Tapage 40

L’assurance est dans le pré

By 12 mars 2017 No Comments

Le régime agricole est l’une des quatre options de la Sécurité sociale avec le régime général, celui des travailleurs non-salariés et non agricoles et les régimes spéciaux de salariés et fonctionnaires.

Il regroupe deux types de populations distinctes : les salariés agricoles et les exploitants agricoles. Cette division est une construction arbitraire « justifiée » par le statut lié à la possession de la terre et non pas à la nécessité de sécurité. Nous verrons dans la suite de l’article que cette place accordée au foncier et à la ferme demeure un critère de différenciation sociale dans l’accès aux prestations.

Depuis 1947, le régime agricole de la Sécurité sociale est géré par la Mutualité sociale agricole (MSA) qui collecte les cotisations en une caisse unique. Cela la différencie du régime général où le recouvrement est effectué par branche. Dans la même optique, la MSA a recours à un guichet unique pour prendre en charge les prestations d’assurance maladie, les accidents du travail et les maladies professionnelles, les retraites et les allocations familiales. Plusieurs étapes jalonnent la création de ces prestations : 1952 pour l’assurance vieillesse, 1962 pour l’assurance maladie et invalidité, 1966 pour l’assurance maladie et les accidents du travail. Les allocations familiales avaient été mises en oeuvre dans le cadre de la loi Tardieu du 11 mars 1932, mais son application au secteur agricole ne fut effective qu’en 1938.

La MSA est l’héritière lointaine des caisses mutuelles de 1900 qui étaient organisées et gérées à l’échelle locale et assuraient les accidents du travail des exploitants agricoles, les incendies et la mortalité du bétail. 1922 est une année-clef qui voit l’État organiser la protection sociale pour les accidents du travail, sauf pour les salariées de l’agriculture, et créé des sections départementales, et non plus locales (Vincent 2008). Le rôle de l’État s’accroît considérablement lors des lois de modernisation de l’agriculture des années 1960 et 1962, lois suscitées par le ministère de l’Agriculture et par le syndicat FNSEA-CNJA. Mais, au-delà, c’est toute une filière d’encadrement qui se structure. Des liens se mettent en place au sein de la Confédération nationale de la mutualité, de la coopération et du crédit en agriculture (CNMCCA) qui regroupent outre la MSA, la banque Crédit Agricole, l’organisme d’assurance Groupama, de grandes coopératives agricoles. Sous l’influence de la FNSEA, ces organisations professionnelles exercent des pressions auprès du ministère de l’Agriculture pour faire reconnaître l’exploitation agricole plutôt que l’agriculteur comme entité représentative de l’activité agricole. Ce principe contredit le principe d’assurance à la personne que représente la sécurité sociale et que véhicule toujours la MSA (Vincent 2008)

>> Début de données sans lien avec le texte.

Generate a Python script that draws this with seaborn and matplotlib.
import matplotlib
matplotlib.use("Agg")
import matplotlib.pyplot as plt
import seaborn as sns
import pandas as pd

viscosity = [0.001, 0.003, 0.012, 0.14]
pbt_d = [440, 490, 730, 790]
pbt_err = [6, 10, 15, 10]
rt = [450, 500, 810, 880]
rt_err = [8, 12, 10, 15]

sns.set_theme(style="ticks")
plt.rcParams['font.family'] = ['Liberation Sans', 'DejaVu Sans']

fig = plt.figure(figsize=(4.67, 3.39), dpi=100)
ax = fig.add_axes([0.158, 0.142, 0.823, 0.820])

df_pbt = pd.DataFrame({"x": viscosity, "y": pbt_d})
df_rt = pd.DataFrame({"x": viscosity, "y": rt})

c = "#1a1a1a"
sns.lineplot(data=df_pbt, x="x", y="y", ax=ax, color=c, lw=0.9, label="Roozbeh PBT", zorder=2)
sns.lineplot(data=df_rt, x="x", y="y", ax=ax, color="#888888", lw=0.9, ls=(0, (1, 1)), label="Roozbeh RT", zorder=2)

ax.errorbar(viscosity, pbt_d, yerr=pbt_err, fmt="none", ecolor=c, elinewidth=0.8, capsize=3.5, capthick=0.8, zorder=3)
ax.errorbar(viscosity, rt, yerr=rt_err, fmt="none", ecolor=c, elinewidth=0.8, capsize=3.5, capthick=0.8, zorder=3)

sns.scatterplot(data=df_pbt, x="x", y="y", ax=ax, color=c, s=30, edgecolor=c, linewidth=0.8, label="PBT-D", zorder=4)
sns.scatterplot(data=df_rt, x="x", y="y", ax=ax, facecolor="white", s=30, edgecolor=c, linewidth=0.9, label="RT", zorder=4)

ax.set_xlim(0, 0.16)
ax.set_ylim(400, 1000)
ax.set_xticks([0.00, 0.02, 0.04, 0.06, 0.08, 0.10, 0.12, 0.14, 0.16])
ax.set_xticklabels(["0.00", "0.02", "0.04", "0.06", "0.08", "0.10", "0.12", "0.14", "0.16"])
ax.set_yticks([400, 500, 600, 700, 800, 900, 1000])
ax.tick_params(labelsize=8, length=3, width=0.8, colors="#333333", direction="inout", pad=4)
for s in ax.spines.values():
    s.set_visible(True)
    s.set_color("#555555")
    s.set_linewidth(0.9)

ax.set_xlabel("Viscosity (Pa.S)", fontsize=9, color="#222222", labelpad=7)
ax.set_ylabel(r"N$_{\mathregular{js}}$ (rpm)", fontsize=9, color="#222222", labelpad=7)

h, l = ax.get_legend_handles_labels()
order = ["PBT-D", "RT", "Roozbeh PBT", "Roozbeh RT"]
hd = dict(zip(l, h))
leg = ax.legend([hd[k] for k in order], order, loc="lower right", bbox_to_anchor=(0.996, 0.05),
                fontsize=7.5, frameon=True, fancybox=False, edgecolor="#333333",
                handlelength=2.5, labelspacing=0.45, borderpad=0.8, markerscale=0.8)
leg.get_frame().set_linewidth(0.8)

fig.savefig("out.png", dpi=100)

Cette logique d’exclusion de l’agriculteur, essentiellement des petites paysanneries, au profit de l’exploitation agricole est désormais inscrite dans la loi d’avenir pour l’agriculture adoptée le 24 juillet 2014. Celle-ci stipule qu’il faut posséder un minimum d’hectares ou d’animaux. Le président de l’époque de la FNSEA se réjouissait de cette mesure et annonçait avec bravoure : « celui qui a deux hectares, trois chèvres et deux moutons n’est pas agriculteur » (Le Canard enchaîné, 30/07/2014). Et, il ne sera pas non plus bénéficiaire du régime agricole. Dans le cas des petites fermes, le devenir du pré est mieux assuré, car hypothéqué ou susceptible de venir grossir les surfaces d’un agriculteur voisin, que le devenir du paysan.

Pour en savoir plus : Vincent J., 2008. La mutualité sociale agricole au carrefour de plusieurs mondes, revue Pour, n° 196-197, p. 189-198.